In a report published in the journal Radiology, the study investigators describe how they analyzed brain CT scans of patients with memory problems.

According to lead study author Dr. Esther J.M. de Brouwer, from the Department of Geriatrics at the University Medical Center in Utrecht, in the Netherlands, “We know that calcifications in the hippocampus are common, especially with increasing age.”

She and her colleagues found that, in addition to advancing age, diabetes and smoking were also linked to calcium deposits, or calcifications, in the hippocampus.

Because the hippocampus is a structure in the brain important for short- and long-term memory, it is the subject of much research on dementia, a disease that affects some 50 million people worldwide.

This research has shown, for example, that the hippocampus is “especially vulnerable to damage” during the early development of Alzheimer’s disease, which is the main cause of dementia.

Other causes of dementia include damage to the blood supply to the brain, buildup of abnormal proteins called Lewy bodies, and inflammation.

However, Dr. de Brouwer and team note that current dementia research on the hippocampus tends to focus on degeneration of brain cells and tissues as opposed to abnormalities in the blood supply, or vascular system, that feeds them.

The scientists’ findings could be significant because they support the idea that the “calcifications may be of vascular origin.”

A distinguishing feature of the study is that it was able to take advantage of a new type of scan known as a “multiplanar brain CT scan.”

This type of CT scan lets radiologists differentiate between calcium buildup in the hippocampus and that in neighboring structures such as the choroid plexus.

Dr. de Brouwer explains that this scan type also “makes it possible to see the hippocampus in different anatomical planes; for example, from top to bottom, right to left, and front to back.”

The team examined the multiplanar brain CT scans of around 2,000 people who had attended a hospital memory clinic in the Netherlands during 2009–2015. The age of the patients ranged between 45 and 96 years.
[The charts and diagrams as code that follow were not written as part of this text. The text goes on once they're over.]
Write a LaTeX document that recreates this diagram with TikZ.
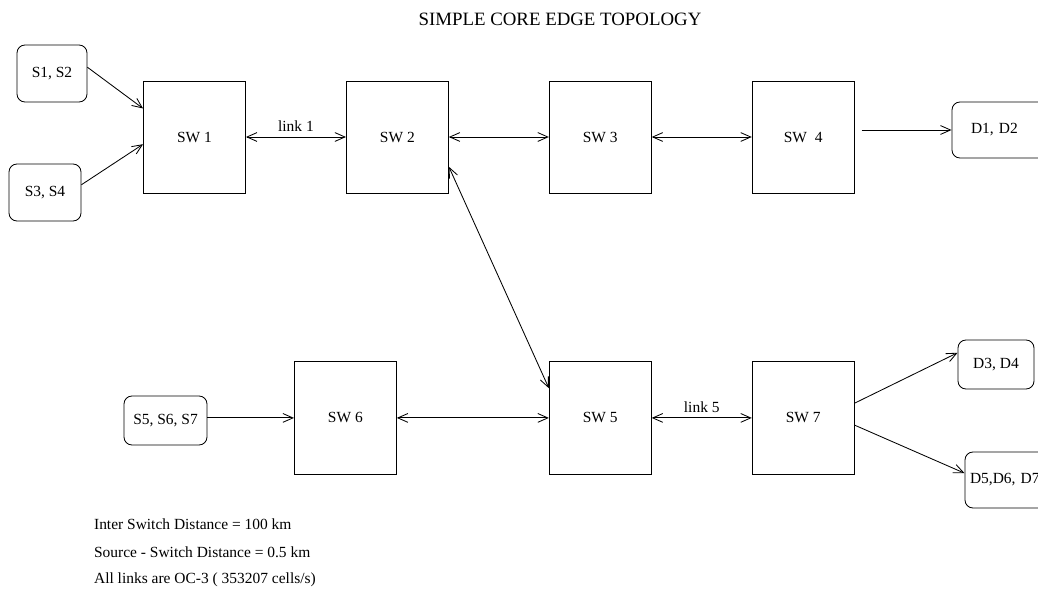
\documentclass[tikz,border=0pt]{standalone}
\usepackage{fontspec}
\setmainfont{Liberation Serif}
\usetikzlibrary{arrows.meta,positioning}

\begin{document}
\begin{tikzpicture}[
    x=0.025cm, y=-0.025cm,
    line width=0.6pt,
    node distance=2.5cm,
    every node/.style={font=\fontsize{11}{13}\selectfont},
    switch/.style={draw, minimum width=2.55cm, minimum height=2.8cm},
    host/.style={draw, rounded corners=0.2cm, align=center},
    link/.style={{Straight Barb[length=2.5mm,width=2.2mm]}-{Straight Barb[length=2.5mm,width=2.2mm]}},
    flow/.style={-{Straight Barb[length=2.5mm,width=2.2mm]}}
]
\useasboundingbox (0,0) rectangle (1038,590);

\node[font=\fontsize{13.4}{16}\selectfont] (title) at (560,19) {SIMPLE CORE EDGE TOPOLOGY};

% switches
\node[switch] (sw1) at (194.5,137) {SW 1};
\node[switch, right=of sw1] (sw2) {SW 2};
\node[switch, right=of sw2] (sw3) {SW 3};
\node[switch, right=of sw3] (sw4) {SW\ \ 4};
\node[switch, below=4.2cm of sw3] (sw5) {SW 5};
\node[switch, right=of sw5] (sw7) {SW 7};
\node[switch, left=3.8cm of sw5] (sw6) {SW 6};

% sources and destinations
\node[host, minimum width=1.75cm, minimum height=1.425cm] (s12) at (52,73.5) {S1, S2};
\node[host, minimum width=1.8cm, minimum height=1.425cm] (s34) at (45,192.5) {S3, S4};
\node[host, minimum width=2.075cm, minimum height=1.225cm] (s567) at (165.5,420.5) {S5, S6, S7};
\node[host, minimum height=1.4cm, text width=1.55cm, inner xsep=0.475cm, align=left] (d12) at (1002,130) {D1, D2};
\node[host, minimum width=1.9cm, minimum height=1.225cm] (d34) at (996,364.5) {D3, D4};
\node[host, minimum height=1.4cm, text width=1.875cm, inner xsep=0.125cm, align=left] (d567) at (1007.5,480) {D5,D6, D7};

\draw[flow] (s12.10) -- (sw1.151);
\draw[flow] (s34.12) -- (sw1.188);
\draw[link] (sw1) -- node[above] {link 1} (sw2);
\draw[link] (sw2) -- (sw3);
\draw[link] (sw3) -- (sw4);
\draw[flow, shorten <=0.175cm] (sw4.east |- d12.west) -- (d12.west);
\draw[link] (sw2.-30) -- (sw5.150);
\draw[flow] (s567.east |- sw6.west) -- (sw6.west);
\draw[link] (sw6) -- (sw5);
\draw[link] (sw5) -- node[above] {link 5} (sw7);
\draw[flow] (sw7.16) -- (d34.163);
\draw[flow] (sw7.-8) -- (d567.171);

\node[anchor=west] (note1) at (89,524) {Inter Switch Distance = 100 km};
\node[anchor=west] (note2) at (89,552) {Source - Switch Distance = 0.5 km};
\node[anchor=west] (note3) at (89,580) {All links are OC-3 ( 353207 cells/s)};
\end{tikzpicture}
\end{document}
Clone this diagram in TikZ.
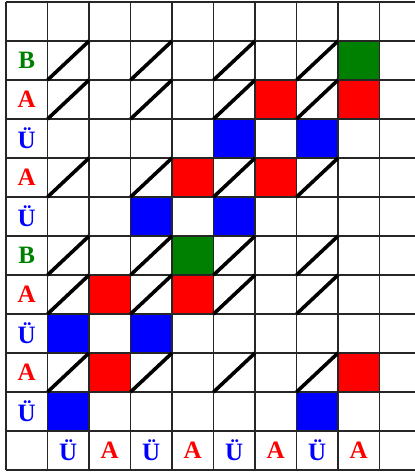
\documentclass[tikz,border=0pt]{standalone}
\usepackage{fontspec}
\setmainfont{Liberation Serif}
\usepackage{tikz}

\definecolor{dgreen}{RGB}{0,128,0}
\tikzset{
  letter/.style={font=\fontsize{25}{25}\selectfont\bfseries},
  gridline/.style={line width=1.7pt, draw=black!85},
  match/.style={line width=3.6pt, black}
}

\begin{document}
\begin{tikzpicture}[x=41.5pt, y=39pt]
\clip (-0.145,0.052) rectangle (9.855,-12.128);
\fill[white] (-0.145,0.052) rectangle (9.855,-12.128);
% coloured cells
\foreach \c/\r in {6/2, 8/2, 4/4, 6/4, 2/7, 4/7, 2/9, 8/9}
  \fill[red] (\c,-\r) rectangle ++(1,-1);
\foreach \c/\r in {5/3, 7/3, 3/5, 5/5, 1/8, 3/8, 1/10, 7/10}
  \fill[blue] (\c,-\r) rectangle ++(1,-1);
\foreach \c/\r in {8/1, 4/6}
  \fill[dgreen] (\c,-\r) rectangle ++(1,-1);
% grid
\foreach \c in {0,...,9}
  \draw[gridline] (\c,0) -- (\c,-12);
\foreach \r in {0,...,12}
  \draw[gridline] (0,-\r) -- (10,-\r);
% diagonals
\foreach \r in {1,2,4,6,7,9}
  \foreach \c in {1,3,5,7}
    \draw[match] (\c,-\r-1) -- (\c+1,-\r);
% row letters
\foreach \r/\t/\col in {1/B/dgreen, 2/A/red, 3/Ü/blue, 4/A/red, 5/Ü/blue,
                         6/B/dgreen, 7/A/red, 8/Ü/blue, 9/A/red, 10/Ü/blue}
  \node[letter, text=\col] (row\r) at (0.5,-\r-0.5) {\t};
% column letters
\foreach \c/\t/\col in {1/Ü/blue, 2/A/red, 3/Ü/blue, 4/A/red,
                         5/Ü/blue, 6/A/red, 7/Ü/blue, 8/A/red}
  \node[letter, text=\col] (col\c) at (\c+0.5,-11.5) {\t};
\end{tikzpicture}
\end{document}
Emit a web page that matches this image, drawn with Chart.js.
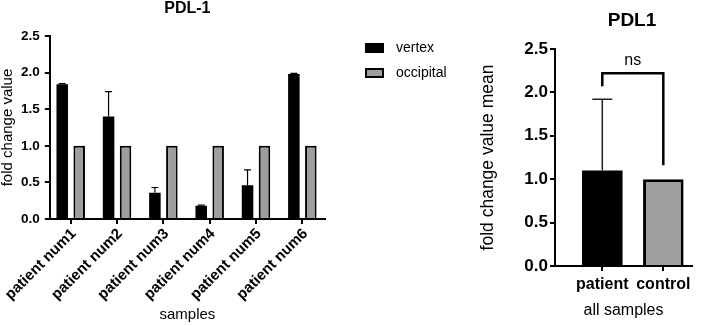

Their average age was 78.

The CT scans had all been performed as part of diagnostic tests that also included assessment of cognitive function.

The researchers had two goals in mind for their study. One was to investigate any links between risk factors known to cause vascular problems — such as smoking, diabetes, and high blood pressure — and hippocampal calcifications.

The other goal of the study was to discover whether calcium buildup in the hippocampus has an effect on cognitive function.

When they analyzed the CT scans, the scientists found that 19 percent of all the study participants had calcifications in their hippocampus.

They also discovered that “older age,” smoking, and diabetes “were associated with the presence of hippocampal calcifications.”

The study design did not permit the scientists to be sure that smoking and diabetes actually raise the risk of hippocampal calcifications.

However, Dr. de Brouwer says that they “do think that smoking and diabetes are risk factors.”

There is evidence to suggest that hippocampal calcifications are a hallmark of vascular disease and “[i]t is well-known that smoking and diabetes are risk factors for cardiovascular disease,” she adds.

The team was puzzled that the study found no links between calcium buildup in the hippocampus and cognitive function.

Dr. de Brouwer suggests that this could have been due to some of the limitations of their methods and design.

One limitation, for example, was the fact that there was no “control group” of healthy subjects; all the participants were patients at a memory clinic and had disorders ranging from cognitive impairment to vascular dementia and Alzheimer’s disease.

Another explanation might lie in the fact that there are several layers in the hippocampus, “and it is possible that the calcifications [found in the study] did not damage the hippocampal structure that is important for memory storage,” notes Dr. de Brouwer.

She and her colleagues are now expanding the research to include other groups in a bid to better understand how calcium buildup in the hippocampus might impact cognitive function.

It is […] likely that smoking and diabetes are risk factors for hippocampal calcifications.”